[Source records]
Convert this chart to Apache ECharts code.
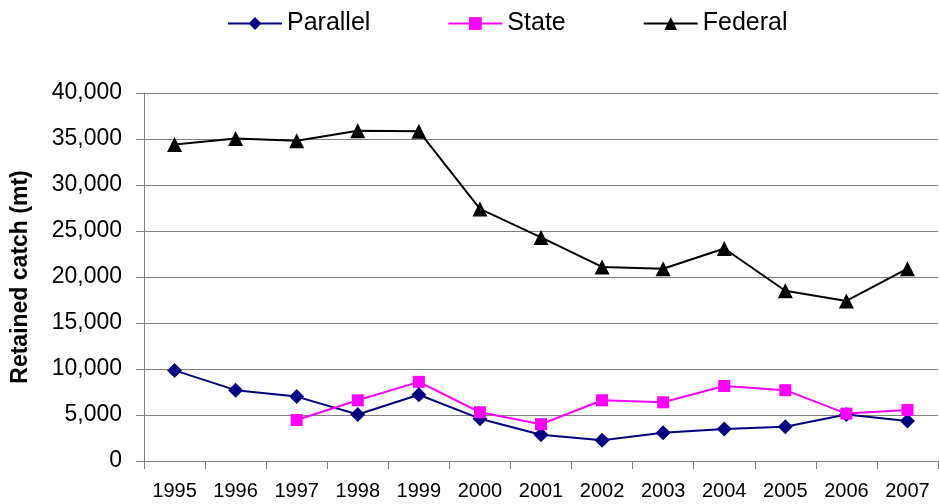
<!DOCTYPE html>
<html>
<head>
<meta charset="utf-8">
<script src="https://cdn.jsdelivr.net/npm/echarts@6/dist/echarts.min.js"></script>
<style>
  html, body { margin: 0; padding: 0; background: #fff; }
  #chart { width: 939px; height: 504px; }
</style>
</head>
<body>
<div id="chart"></div>
<script>
var years = ['1995', '1996', '1997', '1998', '1999', '2000', '2001', '2002', '2003', '2004', '2005', '2006', '2007'];
var parallel = [9850, 7700, 7000, 5050, 7200, 4600, 2850, 2250, 3080, 3480, 3730, 5050, 4350];
var state = [null, null, 4450, 6600, 8600, 5300, 4000, 6600, 6380, 8150, 7700, 5150, 5550];
var federal = [34400, 35050, 34800, 35900, 35850, 27400, 24300, 21100, 20900, 23100, 18500, 17400, 20900];

var chart = echarts.init(document.getElementById('chart'));
var font = 'Liberation Sans, Arial, sans-serif';

chart.setOption({
  animation: false,
  legend: {
    top: 6,
    left: 222,
    itemWidth: 54,
    itemHeight: 16,
    itemGap: 77,
    textStyle: { fontFamily: font, fontSize: 25, color: '#000' },
    data: ['Parallel', 'State', 'Federal']
  },
  grid: { left: 144, right: 1, top: 93, bottom: 43 },
  xAxis: {
    type: 'category',
    data: years,
    boundaryGap: true,
    axisLine: { lineStyle: { color: '#808080', width: 1 } },
    axisTick: { show: true, length: 8, lineStyle: { color: '#808080' } },
    axisLabel: { fontFamily: font, fontSize: 20, color: '#000', margin: 20, interval: 0 }
  },
  yAxis: {
    type: 'value',
    min: 0,
    max: 40000,
    interval: 5000,
    name: 'Retained catch (mt)',
    nameLocation: 'middle',
    nameGap: 112,
    nameTextStyle: { fontFamily: font, fontSize: 23, fontWeight: 'bold', color: '#000' },
    axisLine: { show: true, lineStyle: { color: '#808080', width: 1 } },
    axisTick: { show: true, length: 8, lineStyle: { color: '#808080' } },
    splitLine: { lineStyle: { color: '#808080', width: 1 } },
    axisLabel: {
      fontFamily: font, fontSize: 23, color: '#000', margin: 22,
      formatter: function (v) { return v.toLocaleString('en-US'); }
    }
  },
  series: [
    {
      name: 'Parallel',
      type: 'line',
      data: parallel,
      symbol: 'diamond',
      symbolSize: 15,
      itemStyle: { color: '#000080' },
      lineStyle: { color: '#000080', width: 2 }
    },
    {
      name: 'State',
      type: 'line',
      data: state,
      symbol: 'rect',
      symbolSize: 12,
      itemStyle: { color: '#ff00ff' },
      lineStyle: { color: '#ff00ff', width: 2 }
    },
    {
      name: 'Federal',
      type: 'line',
      data: federal,
      symbol: 'triangle',
      symbolSize: 15,
      itemStyle: { color: '#000' },
      lineStyle: { color: '#000', width: 2 }
    }
  ]
});
</script>
</body>
</html>
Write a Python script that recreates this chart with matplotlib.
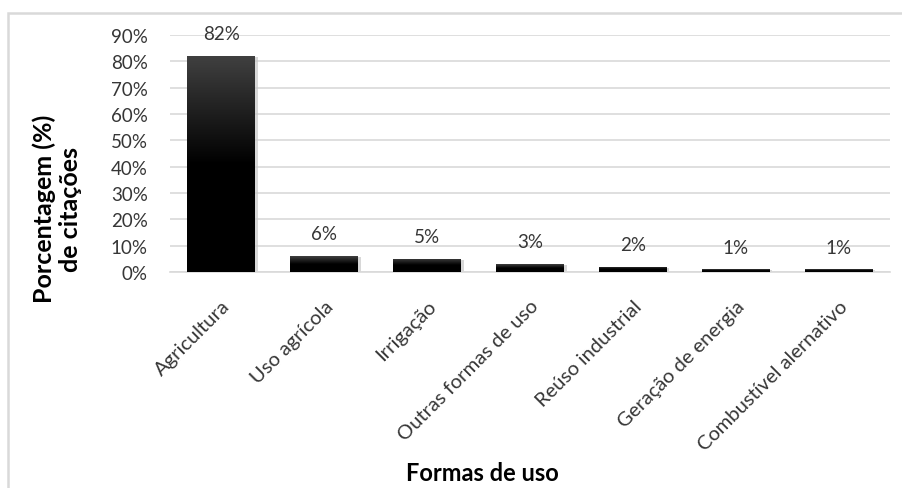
import numpy as np
from matplotlib import pyplot as plt
from matplotlib.colors import LinearSegmentedColormap
from matplotlib.patches import Rectangle
from matplotlib.ticker import PercentFormatter

categories = ["Agricultura", "Uso agrícola", "Irrigação", "Outras formas de uso",
              "Reúso industrial", "Geração de energia", "Combustível alernativo"]
percent = [82, 6, 5, 3, 2, 1, 1]

plt.rcParams['font.family'] = ['Lato', 'DejaVu Sans']
TEXT_GREY = '#363636'

fig = plt.figure(figsize=(9.02, 4.89), dpi=100)
ax = fig.add_axes([170/902, 1 - 273/489, 720/902, 237/489])

# light frame around the chart area (cut off at right and bottom)
fig.patches.append(Rectangle((8/902, -0.05), 1.0, 1 - 14/489 + 0.05,
                             transform=fig.transFigure, fill=False,
                             edgecolor='#d9d9d9', linewidth=1.8))

x = np.arange(len(categories))
bars = ax.bar(x, percent, width=0.66, color='none', edgecolor='none', zorder=3)

# vertical gradient: dark grey on top fading to black halfway down
bar_cmap = LinearSegmentedColormap.from_list('bar', ['#000000', '#000000', '#404040'])
grad = np.linspace(0, 1, 256).reshape(-1, 1)
for b in bars:
    x0, y0 = b.get_x(), b.get_y()
    w, h = b.get_width(), b.get_height()
    # soft shadow
    ax.add_patch(Rectangle((x0 + 0.025, y0 - 0.3), w, h, facecolor='#c8c8c8',
                           edgecolor='none', alpha=0.7, zorder=2))
    img = ax.imshow(grad, cmap=bar_cmap, vmin=0, vmax=1, aspect='auto',
                    extent=(x0, x0 + w, y0, y0 + h), origin='lower', zorder=3)
    img.set_clip_path(b)

for xi, v in zip(x, percent):
    ax.annotate(f"{v}%", (xi, v), xytext=(0, 16), textcoords='offset points',
                ha='center', va='center', fontsize=13.5, color=TEXT_GREY)

ax.set_xlim(-0.5, len(categories) - 0.5)
ax.set_ylim(0, 90)
ax.set_yticks(np.arange(0, 91, 10))
ax.yaxis.set_major_formatter(PercentFormatter(decimals=0))
ax.set_xticks(x)
ax.set_xticklabels(categories, rotation=45, ha='right', rotation_mode='anchor')
ax.tick_params(axis='y', length=0, pad=16, labelsize=13.5, labelcolor=TEXT_GREY)
ax.tick_params(axis='x', length=0, pad=18, labelsize=14.5, labelcolor=TEXT_GREY)

ax.grid(axis='y', color='#d9d9d9', linewidth=1.2, zorder=0)
ax.set_axisbelow(True)
for side in ['top', 'right', 'left']:
    ax.spines[side].set_visible(False)
ax.spines['bottom'].set_color('#d9d9d9')
ax.spines['bottom'].set_linewidth(1.2)

fig.text(57/902, 1 - 209/489, "Porcentagem (%)\nde citações", ha='center', va='center',
         rotation=90, fontsize=18, fontweight='bold', color='black', linespacing=1.15)
fig.text(482/902, 1 - 474/489, "Formas de uso", ha='center', va='center',
         fontsize=17, fontweight='bold', color='black')

fig.savefig("out.png", dpi=100, facecolor='white')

Problem to solve: Retype everything in the material word for word, minus pictures.

Written solution:
Convert this chart to Apache ECharts code.
<!DOCTYPE html>
<html>
<head>
<meta charset="utf-8">
<script src="https://cdn.jsdelivr.net/npm/echarts@6/dist/echarts.min.js"></script>
<style>
  html, body { margin: 0; padding: 0; background: #fff; }
  #chart { width: 939px; height: 504px; }
</style>
</head>
<body>
<div id="chart"></div>
<script>
var years = ['1995', '1996', '1997', '1998', '1999', '2000', '2001', '2002', '2003', '2004', '2005', '2006', '2007'];
var parallel = [9850, 7700, 7000, 5050, 7200, 4600, 2850, 2250, 3080, 3480, 3730, 5050, 4350];
var state = [null, null, 4450, 6600, 8600, 5300, 4000, 6600, 6380, 8150, 7700, 5150, 5550];
var federal = [34400, 35050, 34800, 35900, 35850, 27400, 24300, 21100, 20900, 23100, 18500, 17400, 20900];

var chart = echarts.init(document.getElementById('chart'));
var font = 'Liberation Sans, Arial, sans-serif';

chart.setOption({
  animation: false,
  legend: {
    top: 6,
    left: 222,
    itemWidth: 54,
    itemHeight: 16,
    itemGap: 77,
    textStyle: { fontFamily: font, fontSize: 25, color: '#000' },
    data: ['Parallel', 'State', 'Federal']
  },
  grid: { left: 144, right: 1, top: 93, bottom: 43 },
  xAxis: {
    type: 'category',
    data: years,
    boundaryGap: true,
    axisLine: { lineStyle: { color: '#808080', width: 1 } },
    axisTick: { show: true, length: 8, lineStyle: { color: '#808080' } },
    axisLabel: { fontFamily: font, fontSize: 20, color: '#000', margin: 20, interval: 0 }
  },
  yAxis: {
    type: 'value',
    min: 0,
    max: 40000,
    interval: 5000,
    name: 'Retained catch (mt)',
    nameLocation: 'middle',
    nameGap: 112,
    nameTextStyle: { fontFamily: font, fontSize: 23, fontWeight: 'bold', color: '#000' },
    axisLine: { show: true, lineStyle: { color: '#808080', width: 1 } },
    axisTick: { show: true, length: 8, lineStyle: { color: '#808080' } },
    splitLine: { lineStyle: { color: '#808080', width: 1 } },
    axisLabel: {
      fontFamily: font, fontSize: 23, color: '#000', margin: 22,
      formatter: function (v) { return v.toLocaleString('en-US'); }
    }
  },
  series: [
    {
      name: 'Parallel',
      type: 'line',
      data: parallel,
      symbol: 'diamond',
      symbolSize: 15,
      itemStyle: { color: '#000080' },
      lineStyle: { color: '#000080', width: 2 }
    },
    {
      name: 'State',
      type: 'line',
      data: state,
      symbol: 'rect',
      symbolSize: 12,
      itemStyle: { color: '#ff00ff' },
      lineStyle: { color: '#ff00ff', width: 2 }
    },
    {
      name: 'Federal',
      type: 'line',
      data: federal,
      symbol: 'triangle',
      symbolSize: 15,
      itemStyle: { color: '#000' },
      lineStyle: { color: '#000', width: 2 }
    }
  ]
});
</script>
</body>
</html>
Write a Python script that recreates this chart with matplotlib.
import numpy as np
from matplotlib import pyplot as plt
from matplotlib.colors import LinearSegmentedColormap
from matplotlib.patches import Rectangle
from matplotlib.ticker import PercentFormatter

categories = ["Agricultura", "Uso agrícola", "Irrigação", "Outras formas de uso",
              "Reúso industrial", "Geração de energia", "Combustível alernativo"]
percent = [82, 6, 5, 3, 2, 1, 1]

plt.rcParams['font.family'] = ['Lato', 'DejaVu Sans']
TEXT_GREY = '#363636'

fig = plt.figure(figsize=(9.02, 4.89), dpi=100)
ax = fig.add_axes([170/902, 1 - 273/489, 720/902, 237/489])

# light frame around the chart area (cut off at right and bottom)
fig.patches.append(Rectangle((8/902, -0.05), 1.0, 1 - 14/489 + 0.05,
                             transform=fig.transFigure, fill=False,
                             edgecolor='#d9d9d9', linewidth=1.8))

x = np.arange(len(categories))
bars = ax.bar(x, percent, width=0.66, color='none', edgecolor='none', zorder=3)

# vertical gradient: dark grey on top fading to black halfway down
bar_cmap = LinearSegmentedColormap.from_list('bar', ['#000000', '#000000', '#404040'])
grad = np.linspace(0, 1, 256).reshape(-1, 1)
for b in bars:
    x0, y0 = b.get_x(), b.get_y()
    w, h = b.get_width(), b.get_height()
    # soft shadow
    ax.add_patch(Rectangle((x0 + 0.025, y0 - 0.3), w, h, facecolor='#c8c8c8',
                           edgecolor='none', alpha=0.7, zorder=2))
    img = ax.imshow(grad, cmap=bar_cmap, vmin=0, vmax=1, aspect='auto',
                    extent=(x0, x0 + w, y0, y0 + h), origin='lower', zorder=3)
    img.set_clip_path(b)

for xi, v in zip(x, percent):
    ax.annotate(f"{v}%", (xi, v), xytext=(0, 16), textcoords='offset points',
                ha='center', va='center', fontsize=13.5, color=TEXT_GREY)

ax.set_xlim(-0.5, len(categories) - 0.5)
ax.set_ylim(0, 90)
ax.set_yticks(np.arange(0, 91, 10))
ax.yaxis.set_major_formatter(PercentFormatter(decimals=0))
ax.set_xticks(x)
ax.set_xticklabels(categories, rotation=45, ha='right', rotation_mode='anchor')
ax.tick_params(axis='y', length=0, pad=16, labelsize=13.5, labelcolor=TEXT_GREY)
ax.tick_params(axis='x', length=0, pad=18, labelsize=14.5, labelcolor=TEXT_GREY)

ax.grid(axis='y', color='#d9d9d9', linewidth=1.2, zorder=0)
ax.set_axisbelow(True)
for side in ['top', 'right', 'left']:
    ax.spines[side].set_visible(False)
ax.spines['bottom'].set_color('#d9d9d9')
ax.spines['bottom'].set_linewidth(1.2)

fig.text(57/902, 1 - 209/489, "Porcentagem (%)\nde citações", ha='center', va='center',
         rotation=90, fontsize=18, fontweight='bold', color='black', linespacing=1.15)
fig.text(482/902, 1 - 474/489, "Formas de uso", ha='center', va='center',
         fontsize=17, fontweight='bold', color='black')

fig.savefig("out.png", dpi=100, facecolor='white')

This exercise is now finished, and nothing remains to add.